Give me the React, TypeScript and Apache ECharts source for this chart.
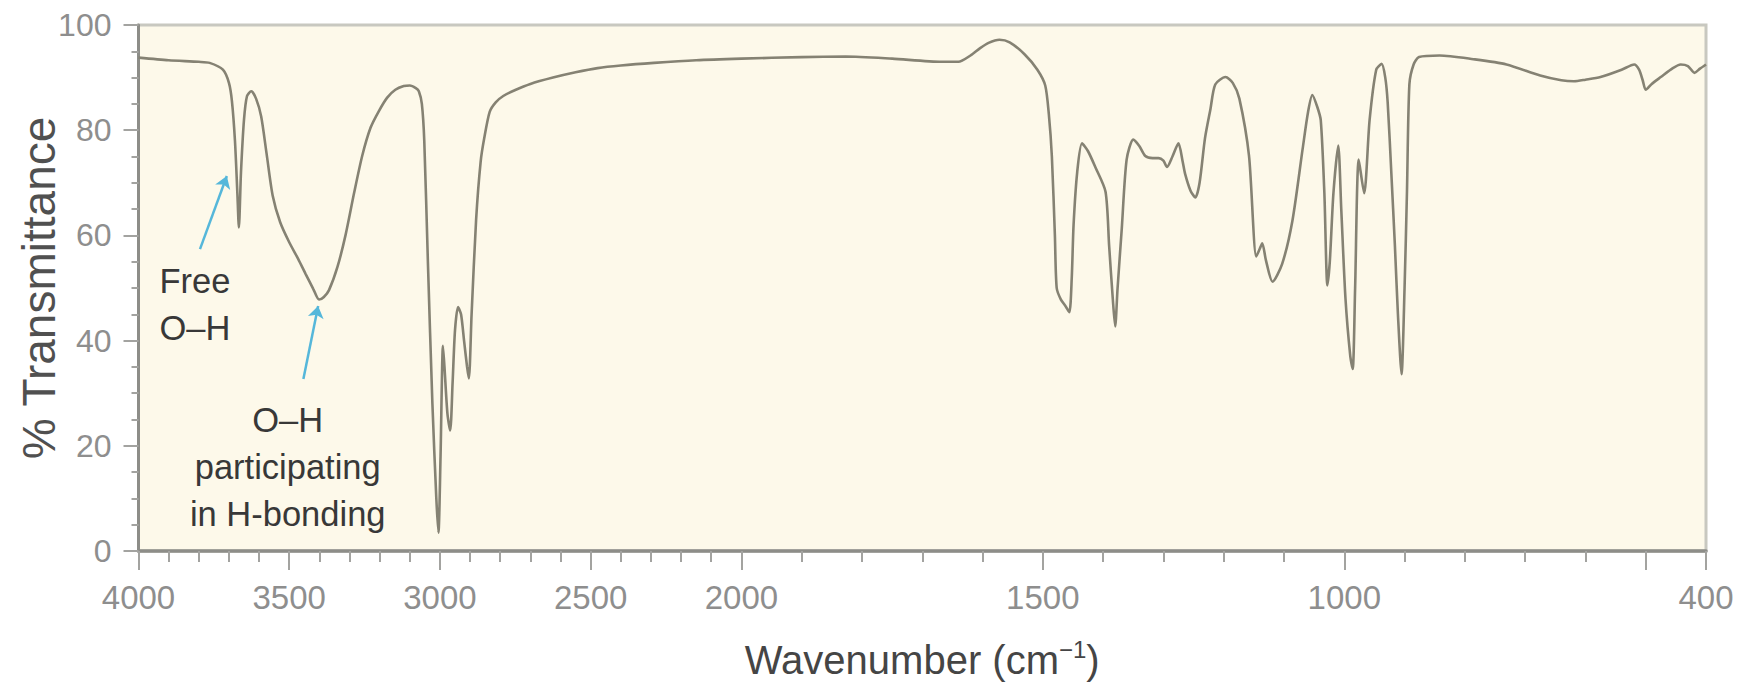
import React, { useEffect, useRef } from "react";
import * as echarts from "echarts";

// ---- Data (wavenumber in cm^-1, % transmittance) ----
const WAVENUMBERS = [
  4000, 3900, 3800, 3764, 3720, 3700, 3690, 3680, 3672, 3667, 3660, 3650, 3640, 3626, 3610, 3593, 3575, 3555, 3530, 3500,
  3470, 3445, 3420, 3401, 3385, 3368, 3340, 3313, 3285, 3258, 3230, 3203, 3175, 3148, 3120, 3100, 3080, 3070, 3060, 3052,
  3040, 3025, 3012, 3005, 2998, 2990, 2985, 2975, 2966, 2958, 2950, 2940, 2930, 2920, 2910, 2904, 2895, 2880, 2865, 2853,
  2835, 2815, 2790, 2752, 2700, 2625, 2550, 2477, 2400, 2290, 2150, 2000, 1900, 1827, 1750, 1668, 1640, 1620, 1604, 1590,
  1572, 1555, 1530, 1509, 1496, 1490, 1485, 1480, 1477, 1470, 1462, 1456, 1452, 1449, 1443, 1435, 1425, 1413, 1396, 1390,
  1384, 1380, 1376, 1369, 1361, 1350, 1340, 1330, 1318, 1308, 1300, 1294, 1285, 1275, 1268, 1264, 1255, 1247, 1240, 1231,
  1222, 1214, 1197, 1185, 1174, 1158, 1146, 1140, 1136, 1130, 1119, 1103, 1086, 1069, 1060, 1053, 1045, 1039, 1033, 1028,
  1024, 1018, 1010, 1005, 998, 990, 986, 982, 976, 967, 958, 947, 938, 932, 928, 922, 916, 911, 905, 900,
  896, 892, 885, 876, 842, 786, 731, 675, 640, 619, 600, 575, 540, 519, 511, 505, 500, 490, 475, 455,
  442, 430, 419, 410, 400,
];
const TRANSMITTANCE = [
  93.8, 93.3, 93.0, 92.8, 91.5, 89.0, 85.5, 78, 68, 61.5, 72, 82, 86.5, 87.4, 86, 82.6, 75.5, 67.6, 62.5, 58.7,
  55.5, 52.6, 49.8, 47.8, 48.3, 49.6, 54, 60.1, 68, 75.1, 80.5, 83.6, 86.2, 87.7, 88.4, 88.5, 88.0, 87.4, 85.0, 78,
  55, 28, 10, 3.5, 18, 39, 35, 26, 22.9, 32, 42, 46.4, 45, 40, 35, 32.8, 45, 63, 74, 78.5,
  83.5, 85.3, 86.5, 87.6, 88.8, 90, 91.0, 91.8, 92.3, 92.8, 93.3, 93.6, 93.9, 94.0, 93.6, 93.0, 93.0, 94.2, 95.6, 96.6,
  97.2, 96.7, 94.4, 91.5, 88.5, 83, 75, 60, 50, 47.8, 46.5, 45.4, 52, 62, 72, 77.5, 76, 73.0, 68.3, 58,
  48, 42.7, 50, 61.4, 74.4, 78.2, 77, 75.1, 74.7, 74.7, 74.2, 73.0, 75, 77.5, 74, 71.7, 68.5, 67.2, 70, 78.5,
  84, 88.7, 90.1, 89, 86, 75.1, 56, 57.5, 58.5, 55.3, 51.2, 54.6, 62.8, 76.5, 83.5, 86.7, 84.5, 81.9, 68, 50.5,
  55, 68, 77.1, 65, 48, 37, 34.6, 50, 74.4, 68, 81.9, 91.5, 92.6, 90, 85.3, 72, 58.0, 45, 33.6, 50,
  68.3, 88.7, 92.5, 93.9, 94.2, 93.5, 92.5, 90.4, 89.5, 89.3, 89.6, 90.1, 91.5, 92.5, 91.5, 89.5, 87.7, 88.8, 90.1, 91.8,
  92.5, 92.2, 90.9, 91.7, 92.5,
];

// Axis ticks (wavenumbers)
const X_LABEL_TICKS = [4000, 3500, 3000, 2500, 2000, 1500, 1000, 400];
const X_MAJOR_TICKS = [4000, 3500, 3000, 2500, 2000, 1500, 1000, 500, 400];
const X_MINOR_TICKS = [
  3900, 3800, 3700, 3600, 3400, 3300, 3200, 3100, 2900, 2800, 2700, 2600, 2400, 2300, 2200, 2100,
  1900, 1800, 1700, 1600, 1400, 1300, 1200, 1100, 900, 800, 700, 600,
];
const Y_TICKS = [0, 20, 40, 60, 80, 100];

// Annotations: [wavenumber, transmittance]
const FREE_OH_LABEL = { text: "Free\nO–H", at: [3813, 46.8] };
const HBOND_LABEL = { text: "O–H\nparticipating\nin H-bonding", at: [3505, 15.9] };
const ARROWS = [
  { from: [3796, 57.4], to: [3707, 71.3] },
  { from: [3453, 32.7], to: [3404, 46.6] },
];

// IR spectra use a doubled scale below 2000 cm^-1
const toU = (w: number) => (w >= 2000 ? (4000 - w) / 2 : 1000 + (2000 - w));
const fromU = (u: number) => (u <= 1000 ? 4000 - 2 * u : 2000 - (u - 1000));

const FONT = "'Liberation Sans', Arial, Helvetica, sans-serif";

export default function App() {
  const ref = useRef<HTMLDivElement>(null);

  useEffect(() => {
    document.body.style.margin = "0";
    document.body.style.overflow = "hidden";
    const chart = echarts.init(ref.current!, null, { renderer: "svg" });
    const data = WAVENUMBERS.map((w, i) => [toU(w), TRANSMITTANCE[i]]);
    const annotation = (a: { text: string; at: number[] }) => ({
      coord: [toU(a.at[0]), a.at[1]],
      symbol: "circle",
      symbolSize: 0,
      label: {
        show: true,
        position: [0, 0],
        align: "center",
        verticalAlign: "middle",
        formatter: a.text,
        fontFamily: FONT,
        fontSize: 34.5,
        lineHeight: 47,
        color: "#383838",
      },
    });

    chart.setOption({
      animation: false,
      backgroundColor: "#ffffff",
      grid: {
        left: 138.5,
        right: 33,
        top: 25,
        bottom: 132,
        containLabel: false,
        outerBoundsMode: "none",
        show: true,
        backgroundColor: "#fdf9ea",
        borderColor: "#c8c8c0",
        borderWidth: 3,
      },
      xAxis: [
        {
          type: "value",
          min: 0,
          max: 2600,
          position: "bottom",
          name: "Wavenumber (cm{sup|−1})",
          nameLocation: "middle",
          nameGap: 86,
          nameMoveOverlap: false,
          nameTextStyle: {
            fontFamily: FONT,
            fontSize: 40,
            lineHeight: 46,
            color: "#454545",
            rich: {
              sup: { fontFamily: FONT, fontSize: 24, lineHeight: 46, verticalAlign: "top", color: "#454545" },
            },
          },
          axisLine: { show: true, onZero: false, lineStyle: { color: "#8d8d88", width: 3.5 } },
          axisTick: {
            show: true,
            customValues: X_MAJOR_TICKS.map(toU),
            length: 19,
            lineStyle: { color: "#a3a3a0", width: 2 },
          },
          axisLabel: {
            show: true,
            customValues: X_LABEL_TICKS.map(toU),
            formatter: (v: number) => String(Math.round(fromU(v))),
            margin: 30,
            fontFamily: FONT,
            fontSize: 33,
            color: "#8e8e8e",
          },
          splitLine: { show: false },
        },
        {
          type: "value",
          min: 0,
          max: 2600,
          position: "bottom",
          axisLine: { show: false },
          axisTick: {
            show: true,
            customValues: X_MINOR_TICKS.map(toU),
            length: 11,
            lineStyle: { color: "#a3a3a0", width: 2 },
          },
          axisLabel: { show: false },
          splitLine: { show: false },
        },
      ],
      yAxis: {
        type: "value",
        min: 0,
        max: 100,
        interval: 20,
        name: "% Transmittance",
        nameLocation: "middle",
        nameGap: 77,
        nameMoveOverlap: false,
        nameTextStyle: { fontFamily: FONT, fontSize: 46, color: "#505050" },
        axisLine: { show: true, lineStyle: { color: "#8d8d88", width: 3 } },
        axisTick: { show: true, length: 15, lineStyle: { color: "#a3a3a0", width: 2 } },
        minorTick: { show: true, splitNumber: 4, length: 7, lineStyle: { color: "#a3a3a0", width: 2 } },
        axisLabel: {
          customValues: Y_TICKS,
          margin: 27,
          fontFamily: FONT,
          fontSize: 32,
          color: "#8e8e8e",
        },
        splitLine: { show: false },
        minorSplitLine: { show: false },
      },
      series: [
        {
          type: "line",
          xAxisIndex: 0,
          data,
          smooth: 0.25,
          showSymbol: false,
          symbol: "none",
          lineStyle: { color: "#858273", width: 2.6 },
          markLine: {
            silent: true,
            symbol: ["none", "arrow"],
            symbolSize: 12,
            label: { show: false },
            lineStyle: { color: "#55b7da", width: 2.5, type: "solid" },
            data: ARROWS.map((a) => [
              { coord: [toU(a.from[0]), a.from[1]] },
              { coord: [toU(a.to[0]), a.to[1]] },
            ]),
          },
          markPoint: {
            silent: true,
            data: [annotation(FREE_OH_LABEL), annotation(HBOND_LABEL)],
          },
        },
      ],
    });
    return () => chart.dispose();
  }, []);

  return <div ref={ref} style={{ width: 1739, height: 683 }} />;
}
----
**Set problem**
Return, unchanged, the lines from the first line of the material through the line that holds "import * as", inclusive, omitting pictures.

**Output of the exercise**
Give me the React, TypeScript and Apache ECharts source for this chart.
import React, { useEffect, useRef } from "react";
import * as echarts from "echarts";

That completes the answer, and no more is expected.